**REQUIRED TASK**. Give back a single number, the count of lines containing the word "What".

**INFORMATION SUPPLIED**.
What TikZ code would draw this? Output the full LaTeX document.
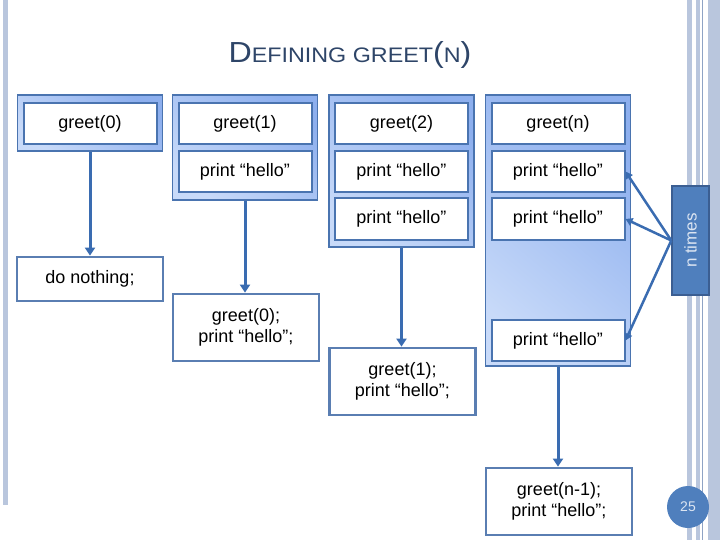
\documentclass[tikz,border=0pt]{standalone}
\usepackage{fontspec}
\setmainfont{Liberation Sans}
\usetikzlibrary{arrows.meta,calc}

\definecolor{titleblue}{HTML}{2E4568}
\definecolor{frameblue}{HTML}{4A74B0}
\definecolor{bandlight}{HTML}{C8DAF9}
\definecolor{banddark}{HTML}{8DAFEE}
\definecolor{boxline}{HTML}{5A7EB2}
\definecolor{linkblue}{HTML}{3A6CB1}
\definecolor{tagblue}{HTML}{4F7FBD}
\definecolor{tagline}{HTML}{3B5E92}
\definecolor{tagtext}{HTML}{DCE5F2}
\definecolor{stripe}{HTML}{B9C6DD}
\definecolor{stripedark}{HTML}{8FA3C4}

\tikzset{
  txt/.style={font=\fontsize{18}{21}\selectfont, align=center},
  colframe/.style={draw=frameblue, line width=1.5pt, top color=banddark, bottom color=bandlight, shading angle=-40, minimum width=145pt, inner sep=0pt},
  cell/.style={txt, draw=frameblue, line width=2pt, fill=white, minimum width=133pt, minimum height=41pt, inner sep=0pt},
  result/.style={txt, draw=boxline, line width=2.7pt, fill=white, minimum width=146pt, minimum height=67pt, inner sep=0pt},
  arr/.style={draw=linkblue, line width=3pt, -{Triangle[length=8pt,width=10pt]}},
  tagarr/.style={draw=linkblue, line width=2.5pt, -{Triangle[length=7pt,width=8pt]}},
}

\begin{document}
\begin{tikzpicture}[x=1pt, y=-1pt]
    \useasboundingbox (0,0) rectangle (720,540);

    % Slide stripes
    \fill[stripe] (3,0) rectangle (8,505);
    \fill[stripe] (687,0) rectangle (692,540);
    \fill[stripe] (696,0) rectangle (700,540);
    \draw[stripedark, line width=0.8pt] (702,0) -- (702,540);
    \fill[stripe] (708,0) rectangle (720,540);

    % Title
    \node[text=titleblue, xscale=1.11, anchor=base] (title) at (350,63)
      {\fontsize{29}{29}\selectfont D\fontsize{21}{21}\selectfont EFINING GREET\fontsize{29}{29}\selectfont(\fontsize{21}{21}\selectfont N\fontsize{29}{29}\selectfont)};

    % Call frames
    \node[colframe, minimum height=56pt] (col0) at (90,123) {};
    \node[colframe, minimum height=105pt] (col1) at (245,147.5) {};
    \node[colframe, minimum height=152pt] (col2) at (401.5,171) {};
    \node[colframe, minimum height=271pt] (coln) at (558,230.5) {};

    % greet(0)
    \node[cell] (g0) at (90,123.5) {greet(0)};

    % greet(1)
    \node[cell] (g1) at (245,123.5) {greet(1)};
    \node[cell] (g1p) at (245,171.5) {print “hello”};

    % greet(2)
    \node[cell] (g2) at (401.5,123.5) {greet(2)};
    \node[cell] (g2p1) at (401.5,171.5) {print “hello”};
    \node[cell] (g2p2) at (401.5,219) {print “hello”};

    % greet(n)
    \node[cell] (gn) at (558,123.5) {greet(n)};
    \node[cell] (gnp1) at (558,171.5) {print “hello”};
    \node[cell] (gnp2) at (558,219) {print “hello”};
    \node[cell] (gnp3) at (558,340.5) {print “hello”};

    % What each call does
    \node[result, minimum height=44pt] (res0) at (90,279) {do nothing;};
    \node[result] (res1) at (246,327.5) {greet(0);\\print “hello”;};
    \node[result] (res2) at (402.5,381.5) {greet(1);\\print “hello”;};
    \node[result] (resn) at (559,501.5) {greet(n-1);\\print “hello”;};

    \draw[arr] (col0.south) -- (res0.north);
    \draw[arr] (col1.south) -- (col1.south |- res1.north);
    \draw[arr] (col2.south) -- (col2.south |- res2.north);
    \draw[arr] (coln.south) -- (coln.south |- resn.north);

    % n times
    \node[draw=tagline, line width=1.5pt, fill=tagblue, text=tagtext, rotate=90,
          minimum width=109pt, minimum height=37pt, inner sep=0pt,
          font=\fontsize{17}{17}\selectfont] (tag) at (690.5,240.5) {n times};
    \draw[tagarr] (tag.north) -- (gnp1.east);
    \draw[tagarr] (tag.north) -- (gnp2.east);
    \draw[tagarr] (tag.north) -- (gnp3.east);

    % Slide number
    \node[circle, fill=tagblue, text=tagtext, minimum size=42pt, inner sep=0pt,
          font=\fontsize{14}{14}\selectfont] (pagenum) at (688,507) {25};
\end{tikzpicture}
\end{document}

**EXERCISE SOLUTION**. 2